* Task to complete
Write out the opening lines of the data word for word, up to and including the line with "const yTicks = [-10, 0, 10, 20, 30, 40, 50, 60];", and leave every picture and every later line out.

* Material
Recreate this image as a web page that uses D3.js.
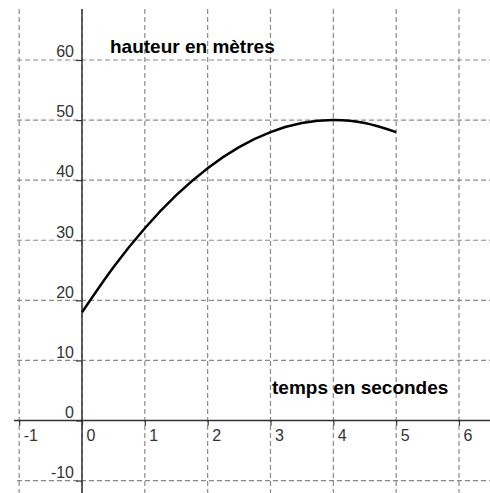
<!DOCTYPE html>
<html>
<head>
<meta charset="utf-8">
<script src="https://cdn.jsdelivr.net/npm/d3@7"></script>
<style>
  body { margin: 0; background: #fff; }
  text { font-family: "Liberation Sans", Arial, sans-serif; }
</style>
</head>
<body>
<script>
// values
const temps = [0, 0.5, 1, 1.5, 2, 2.5, 3, 3.5, 4, 4.5, 5];
const hauteur = [18, 25.5, 32, 37.5, 42, 45.5, 48, 49.5, 50, 49.5, 48];
const xTicks = [-1, 0, 1, 2, 3, 4, 5, 6];
const yTicks = [-10, 0, 10, 20, 30, 40, 50, 60];

const W = 490, H = 493;
const svg = d3.select('body').append('svg')
  .attr('width', W).attr('height', H);

const x = d3.scaleLinear().domain([0, 6]).range([82, 459]);
const y = d3.scaleLinear().domain([0, 60]).range([420.5, 60]);

// grid
svg.append('g').selectAll('line').data(xTicks).join('line')
  .attr('x1', d => x(d)).attr('x2', d => x(d))
  .attr('y1', 9).attr('y2', H)
  .style('stroke', '#8a8a8a').style('stroke-width', 1.2)
  .style('stroke-dasharray', '5,3');
svg.append('g').selectAll('line').data(yTicks).join('line')
  .attr('x1', 17).attr('x2', W)
  .attr('y1', d => y(d)).attr('y2', d => y(d))
  .style('stroke', '#8a8a8a').style('stroke-width', 1.2)
  .style('stroke-dasharray', '5,3');

// axes
svg.append('line')
  .attr('x1', x(0)).attr('x2', x(0)).attr('y1', 9).attr('y2', H)
  .style('stroke', '#333').style('stroke-width', 1.5);
svg.append('line')
  .attr('x1', 14).attr('x2', W).attr('y1', y(0)).attr('y2', y(0))
  .style('stroke', '#333').style('stroke-width', 1.5);

const yAxis = svg.append('g')
  .attr('transform', `translate(${x(0)},0)`)
  .call(d3.axisLeft(y).tickValues(yTicks).tickSize(6).tickFormat(d => String(d)));
yAxis.select('.domain').remove();
yAxis.selectAll('.tick line').style('stroke', '#333').style('stroke-width', 1.2);
yAxis.selectAll('.tick text')
  .attr('x', -8).attr('dy', '-0.2em')
  .style('font-size', '16px').style('fill', '#333');

const xAxis = svg.append('g')
  .attr('transform', `translate(0,${y(0)})`)
  .call(d3.axisBottom(x).tickValues(xTicks).tickSize(5).tickFormat(d => String(d)));
xAxis.select('.domain').remove();
xAxis.selectAll('.tick line').style('stroke', '#333').style('stroke-width', 1.2);
xAxis.selectAll('.tick text')
  .attr('x', 4).attr('y', 6).attr('dy', '0.9em')
  .attr('text-anchor', 'start')
  .style('font-size', '16px').style('fill', '#333');

// curve
const pts = temps.map((t, i) => [t, hauteur[i]]);
svg.append('path').datum(pts)
  .attr('d', d3.line().x(d => x(d[0])).y(d => y(d[1])).curve(d3.curveNatural))
  .style('fill', 'none').style('stroke', '#000').style('stroke-width', 2.5);

// labels
svg.append('text').attr('x', 110).attr('y', 53)
  .style('font-size', '19px').style('font-weight', 'bold').style('fill', '#000')
  .text('hauteur en mètres');
svg.append('text').attr('x', 272).attr('y', 394)
  .style('font-size', '19px').style('font-weight', 'bold').style('fill', '#000')
  .text('temps en secondes');
</script>
</body>
</html>
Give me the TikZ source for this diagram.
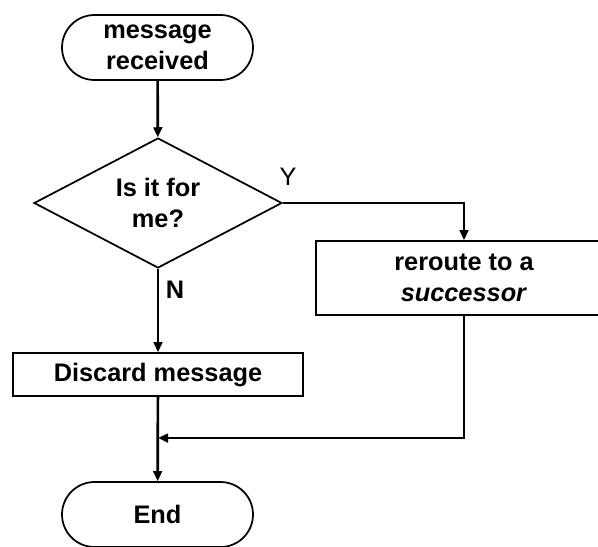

* Response to this exercise
Recreate this image as a web page that uses D3.js.
<!DOCTYPE html>
<html>
<head>
<meta charset="utf-8">
<script src="https://cdn.jsdelivr.net/npm/d3@7"></script>
<style>
  body { margin: 0; background: #fff; }
  text { font-family: "Liberation Sans", Arial, sans-serif; }
</style>
</head>
<body>
<script>
// values
const temps = [0, 0.5, 1, 1.5, 2, 2.5, 3, 3.5, 4, 4.5, 5];
const hauteur = [18, 25.5, 32, 37.5, 42, 45.5, 48, 49.5, 50, 49.5, 48];
const xTicks = [-1, 0, 1, 2, 3, 4, 5, 6];
const yTicks = [-10, 0, 10, 20, 30, 40, 50, 60];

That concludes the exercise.